Rows from a dataset of charts and code:
▶

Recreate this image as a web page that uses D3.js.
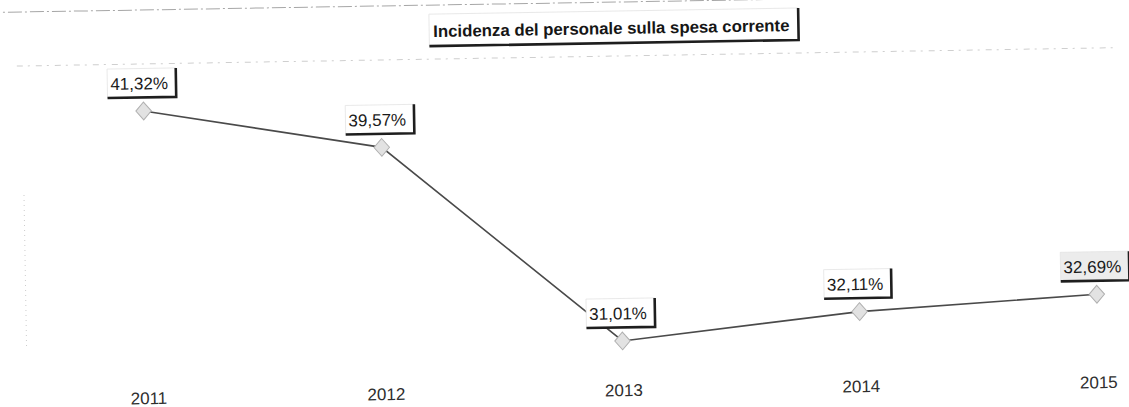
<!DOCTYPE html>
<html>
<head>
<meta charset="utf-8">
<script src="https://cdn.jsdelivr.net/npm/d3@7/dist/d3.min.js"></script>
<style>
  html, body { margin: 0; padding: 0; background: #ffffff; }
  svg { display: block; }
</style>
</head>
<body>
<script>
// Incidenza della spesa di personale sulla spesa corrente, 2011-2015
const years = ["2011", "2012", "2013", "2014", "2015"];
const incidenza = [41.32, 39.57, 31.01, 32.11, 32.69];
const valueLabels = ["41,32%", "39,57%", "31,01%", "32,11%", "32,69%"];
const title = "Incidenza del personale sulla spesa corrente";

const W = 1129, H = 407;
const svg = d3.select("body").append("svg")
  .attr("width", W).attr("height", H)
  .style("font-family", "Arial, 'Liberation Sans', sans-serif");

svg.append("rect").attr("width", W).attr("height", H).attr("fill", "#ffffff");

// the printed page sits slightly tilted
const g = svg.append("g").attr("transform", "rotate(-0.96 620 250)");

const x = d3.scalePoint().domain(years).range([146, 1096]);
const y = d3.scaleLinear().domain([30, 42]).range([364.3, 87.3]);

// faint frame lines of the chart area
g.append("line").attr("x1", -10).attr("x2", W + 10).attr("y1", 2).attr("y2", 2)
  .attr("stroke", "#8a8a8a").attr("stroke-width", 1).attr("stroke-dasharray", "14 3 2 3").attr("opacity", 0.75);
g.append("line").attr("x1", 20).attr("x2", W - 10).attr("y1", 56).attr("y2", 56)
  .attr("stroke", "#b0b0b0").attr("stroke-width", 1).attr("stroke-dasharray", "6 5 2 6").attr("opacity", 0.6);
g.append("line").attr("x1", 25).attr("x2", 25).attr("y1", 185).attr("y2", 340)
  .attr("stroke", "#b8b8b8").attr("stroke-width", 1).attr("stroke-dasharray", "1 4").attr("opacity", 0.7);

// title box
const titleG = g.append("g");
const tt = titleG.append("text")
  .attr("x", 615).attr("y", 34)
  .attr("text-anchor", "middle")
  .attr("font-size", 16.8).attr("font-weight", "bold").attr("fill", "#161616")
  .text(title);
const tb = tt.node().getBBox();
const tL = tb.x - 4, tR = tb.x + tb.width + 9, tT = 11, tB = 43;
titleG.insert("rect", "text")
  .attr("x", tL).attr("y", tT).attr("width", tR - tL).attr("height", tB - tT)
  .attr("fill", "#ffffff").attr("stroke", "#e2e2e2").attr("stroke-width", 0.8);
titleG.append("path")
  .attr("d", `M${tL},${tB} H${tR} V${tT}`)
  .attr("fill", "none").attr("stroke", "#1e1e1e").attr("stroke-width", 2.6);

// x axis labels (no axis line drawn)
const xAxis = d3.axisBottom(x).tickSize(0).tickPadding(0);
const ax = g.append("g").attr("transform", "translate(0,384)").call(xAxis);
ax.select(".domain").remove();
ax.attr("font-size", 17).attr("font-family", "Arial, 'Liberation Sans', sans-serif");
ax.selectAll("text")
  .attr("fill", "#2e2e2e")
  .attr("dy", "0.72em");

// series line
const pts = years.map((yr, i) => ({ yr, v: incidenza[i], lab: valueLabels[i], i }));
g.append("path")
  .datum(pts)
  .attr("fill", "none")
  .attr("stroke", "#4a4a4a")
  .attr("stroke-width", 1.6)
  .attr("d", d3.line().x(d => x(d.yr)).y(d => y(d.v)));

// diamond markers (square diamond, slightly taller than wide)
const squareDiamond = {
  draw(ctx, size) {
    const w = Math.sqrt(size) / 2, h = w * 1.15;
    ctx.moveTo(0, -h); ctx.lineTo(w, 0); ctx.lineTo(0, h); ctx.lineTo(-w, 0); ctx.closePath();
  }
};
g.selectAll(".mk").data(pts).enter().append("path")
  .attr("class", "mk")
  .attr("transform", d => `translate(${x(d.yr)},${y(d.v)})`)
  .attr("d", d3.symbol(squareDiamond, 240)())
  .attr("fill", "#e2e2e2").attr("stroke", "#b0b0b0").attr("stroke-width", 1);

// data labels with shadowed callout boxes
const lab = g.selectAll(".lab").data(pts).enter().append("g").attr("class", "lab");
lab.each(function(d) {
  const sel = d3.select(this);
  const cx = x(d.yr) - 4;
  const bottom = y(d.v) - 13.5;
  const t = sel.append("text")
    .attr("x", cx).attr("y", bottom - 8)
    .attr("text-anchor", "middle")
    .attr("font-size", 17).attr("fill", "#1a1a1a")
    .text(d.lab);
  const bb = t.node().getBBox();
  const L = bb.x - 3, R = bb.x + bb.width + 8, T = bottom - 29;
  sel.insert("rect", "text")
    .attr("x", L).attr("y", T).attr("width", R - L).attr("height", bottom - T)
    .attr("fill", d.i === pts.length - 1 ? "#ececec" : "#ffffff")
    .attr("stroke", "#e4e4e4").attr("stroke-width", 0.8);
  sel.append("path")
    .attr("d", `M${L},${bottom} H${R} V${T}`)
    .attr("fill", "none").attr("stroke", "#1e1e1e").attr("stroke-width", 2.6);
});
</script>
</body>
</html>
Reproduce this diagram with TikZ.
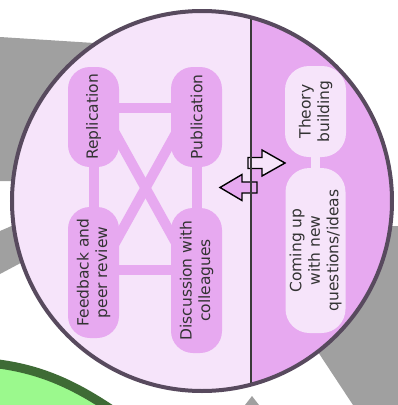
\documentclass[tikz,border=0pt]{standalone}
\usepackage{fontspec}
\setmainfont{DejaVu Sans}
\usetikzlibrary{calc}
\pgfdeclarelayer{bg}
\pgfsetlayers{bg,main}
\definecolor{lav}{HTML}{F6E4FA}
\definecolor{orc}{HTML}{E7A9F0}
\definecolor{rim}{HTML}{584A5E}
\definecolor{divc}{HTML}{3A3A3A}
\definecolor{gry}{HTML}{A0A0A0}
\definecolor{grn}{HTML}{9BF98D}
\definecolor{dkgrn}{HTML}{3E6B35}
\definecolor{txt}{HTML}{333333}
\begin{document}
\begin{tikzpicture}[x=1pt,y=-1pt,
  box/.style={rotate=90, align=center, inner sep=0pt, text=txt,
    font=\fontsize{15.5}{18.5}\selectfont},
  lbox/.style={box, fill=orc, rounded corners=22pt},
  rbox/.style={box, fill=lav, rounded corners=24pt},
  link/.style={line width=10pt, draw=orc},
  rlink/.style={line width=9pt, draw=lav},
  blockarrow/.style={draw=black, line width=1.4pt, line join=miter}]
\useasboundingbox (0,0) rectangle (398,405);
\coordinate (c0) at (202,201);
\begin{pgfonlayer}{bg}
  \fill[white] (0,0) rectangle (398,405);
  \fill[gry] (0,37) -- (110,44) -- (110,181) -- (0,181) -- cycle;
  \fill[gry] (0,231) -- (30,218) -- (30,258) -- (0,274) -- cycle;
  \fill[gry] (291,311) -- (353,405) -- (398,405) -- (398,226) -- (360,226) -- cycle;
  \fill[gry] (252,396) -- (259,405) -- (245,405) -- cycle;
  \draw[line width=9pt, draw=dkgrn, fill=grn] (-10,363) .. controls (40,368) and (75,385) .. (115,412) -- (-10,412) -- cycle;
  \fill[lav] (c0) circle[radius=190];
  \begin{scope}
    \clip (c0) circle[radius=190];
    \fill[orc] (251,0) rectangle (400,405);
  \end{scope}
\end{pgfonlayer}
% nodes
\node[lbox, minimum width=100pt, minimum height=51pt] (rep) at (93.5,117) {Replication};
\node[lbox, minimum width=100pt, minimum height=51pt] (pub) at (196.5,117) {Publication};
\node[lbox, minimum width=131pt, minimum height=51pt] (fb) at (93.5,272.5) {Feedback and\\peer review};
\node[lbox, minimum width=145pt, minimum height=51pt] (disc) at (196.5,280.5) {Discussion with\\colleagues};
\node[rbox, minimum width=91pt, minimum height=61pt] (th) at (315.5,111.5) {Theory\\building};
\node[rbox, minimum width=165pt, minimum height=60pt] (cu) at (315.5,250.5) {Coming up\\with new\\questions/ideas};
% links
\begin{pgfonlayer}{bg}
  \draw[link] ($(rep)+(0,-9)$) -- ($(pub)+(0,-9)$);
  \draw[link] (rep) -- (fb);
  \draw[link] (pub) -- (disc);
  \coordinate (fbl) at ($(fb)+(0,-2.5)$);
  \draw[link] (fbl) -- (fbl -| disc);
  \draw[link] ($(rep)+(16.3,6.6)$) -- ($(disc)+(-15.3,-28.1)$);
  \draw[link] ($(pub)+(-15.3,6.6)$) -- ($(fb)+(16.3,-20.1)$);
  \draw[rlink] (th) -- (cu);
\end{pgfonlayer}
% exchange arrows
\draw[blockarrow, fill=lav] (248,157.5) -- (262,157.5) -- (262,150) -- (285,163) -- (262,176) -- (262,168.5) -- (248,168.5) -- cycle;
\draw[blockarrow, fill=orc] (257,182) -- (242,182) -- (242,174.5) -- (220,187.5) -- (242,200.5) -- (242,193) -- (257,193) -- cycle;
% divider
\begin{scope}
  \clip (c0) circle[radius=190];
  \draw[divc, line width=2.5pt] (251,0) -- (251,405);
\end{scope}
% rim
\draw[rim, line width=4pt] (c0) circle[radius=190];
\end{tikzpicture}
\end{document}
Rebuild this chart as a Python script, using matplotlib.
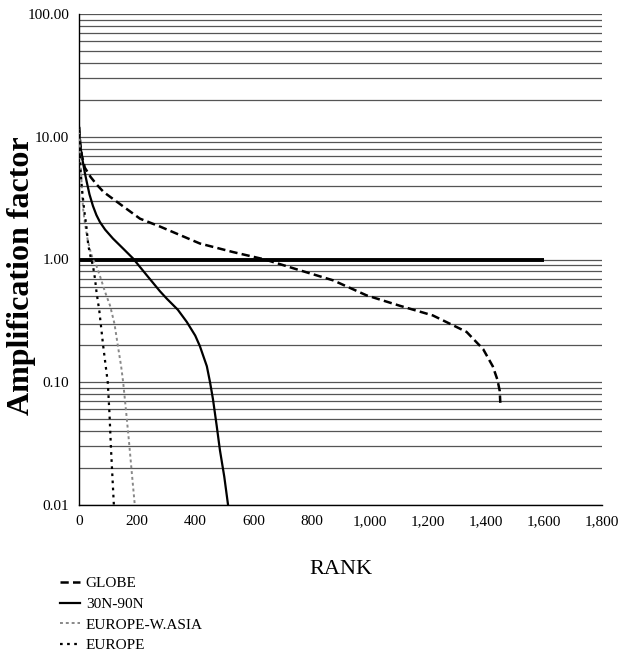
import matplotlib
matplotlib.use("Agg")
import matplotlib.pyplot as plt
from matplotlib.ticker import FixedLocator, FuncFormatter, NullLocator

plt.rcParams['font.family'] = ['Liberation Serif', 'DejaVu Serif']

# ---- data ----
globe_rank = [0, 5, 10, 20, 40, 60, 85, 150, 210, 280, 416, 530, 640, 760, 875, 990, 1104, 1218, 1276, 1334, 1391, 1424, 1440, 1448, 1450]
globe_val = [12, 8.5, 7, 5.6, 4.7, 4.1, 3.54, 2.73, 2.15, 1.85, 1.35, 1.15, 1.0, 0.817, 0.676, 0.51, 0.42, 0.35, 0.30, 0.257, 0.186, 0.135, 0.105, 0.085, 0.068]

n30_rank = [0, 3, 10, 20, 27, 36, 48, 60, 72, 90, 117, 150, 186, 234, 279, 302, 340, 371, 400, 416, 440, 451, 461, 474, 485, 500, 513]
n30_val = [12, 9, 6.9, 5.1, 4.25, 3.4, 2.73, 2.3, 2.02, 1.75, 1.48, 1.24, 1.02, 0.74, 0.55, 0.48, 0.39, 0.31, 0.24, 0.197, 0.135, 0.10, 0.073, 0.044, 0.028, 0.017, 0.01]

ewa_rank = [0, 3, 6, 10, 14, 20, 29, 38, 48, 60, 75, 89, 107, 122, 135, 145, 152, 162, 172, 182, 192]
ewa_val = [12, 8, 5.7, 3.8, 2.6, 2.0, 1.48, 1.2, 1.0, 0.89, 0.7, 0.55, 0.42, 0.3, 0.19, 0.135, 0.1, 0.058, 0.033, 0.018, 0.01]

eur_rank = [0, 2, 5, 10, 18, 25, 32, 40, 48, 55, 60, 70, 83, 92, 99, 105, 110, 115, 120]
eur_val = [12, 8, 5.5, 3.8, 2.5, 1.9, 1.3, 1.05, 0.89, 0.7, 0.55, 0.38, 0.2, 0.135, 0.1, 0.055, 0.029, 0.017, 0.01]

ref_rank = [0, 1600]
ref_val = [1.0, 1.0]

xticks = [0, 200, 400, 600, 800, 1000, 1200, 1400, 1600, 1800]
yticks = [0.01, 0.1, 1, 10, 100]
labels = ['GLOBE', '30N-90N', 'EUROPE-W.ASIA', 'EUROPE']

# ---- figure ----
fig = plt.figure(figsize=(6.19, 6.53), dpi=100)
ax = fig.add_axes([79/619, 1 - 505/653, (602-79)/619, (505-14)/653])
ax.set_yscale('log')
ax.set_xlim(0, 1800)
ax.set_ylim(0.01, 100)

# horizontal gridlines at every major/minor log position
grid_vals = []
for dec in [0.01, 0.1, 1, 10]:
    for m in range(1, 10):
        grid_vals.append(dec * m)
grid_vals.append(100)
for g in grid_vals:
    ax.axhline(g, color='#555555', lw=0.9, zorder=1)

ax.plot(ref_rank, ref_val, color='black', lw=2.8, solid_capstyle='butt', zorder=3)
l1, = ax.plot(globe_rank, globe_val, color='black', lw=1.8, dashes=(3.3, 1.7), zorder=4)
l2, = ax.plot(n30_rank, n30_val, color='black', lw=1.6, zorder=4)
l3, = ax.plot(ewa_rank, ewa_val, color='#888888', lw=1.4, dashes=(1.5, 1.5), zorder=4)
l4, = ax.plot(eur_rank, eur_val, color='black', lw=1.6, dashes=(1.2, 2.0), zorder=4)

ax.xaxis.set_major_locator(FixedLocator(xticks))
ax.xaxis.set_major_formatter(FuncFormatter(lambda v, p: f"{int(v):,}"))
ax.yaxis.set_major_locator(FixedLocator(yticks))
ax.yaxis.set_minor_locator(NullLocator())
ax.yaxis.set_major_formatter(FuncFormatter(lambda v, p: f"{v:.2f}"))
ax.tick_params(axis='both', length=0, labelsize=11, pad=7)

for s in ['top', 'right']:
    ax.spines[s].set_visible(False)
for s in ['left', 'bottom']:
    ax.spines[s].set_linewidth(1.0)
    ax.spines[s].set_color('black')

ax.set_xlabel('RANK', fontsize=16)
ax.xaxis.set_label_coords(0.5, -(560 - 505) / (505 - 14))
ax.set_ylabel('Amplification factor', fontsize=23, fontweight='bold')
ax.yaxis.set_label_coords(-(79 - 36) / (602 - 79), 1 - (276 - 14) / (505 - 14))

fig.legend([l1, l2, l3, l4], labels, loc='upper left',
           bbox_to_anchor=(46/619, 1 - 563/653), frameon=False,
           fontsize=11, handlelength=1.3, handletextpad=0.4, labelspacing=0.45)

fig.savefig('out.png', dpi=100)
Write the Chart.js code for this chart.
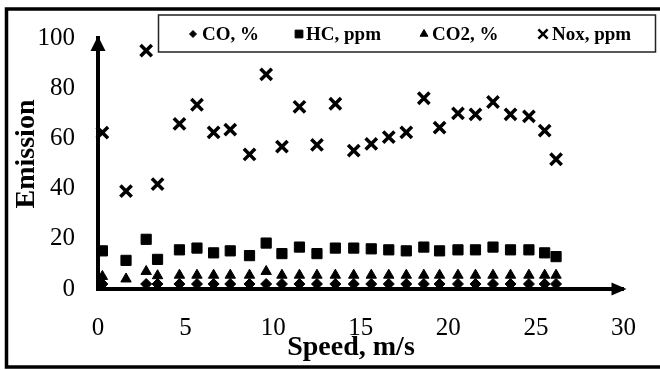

◀

### GOAL
In the records above, find each line that holds the word "script"; copy all such lines.

### FULL SOLUTION
<script src="https://cdn.jsdelivr.net/npm/d3@7/dist/d3.min.js"></script>
<script>
</script>
Rebuild this chart as a Python script, using matplotlib.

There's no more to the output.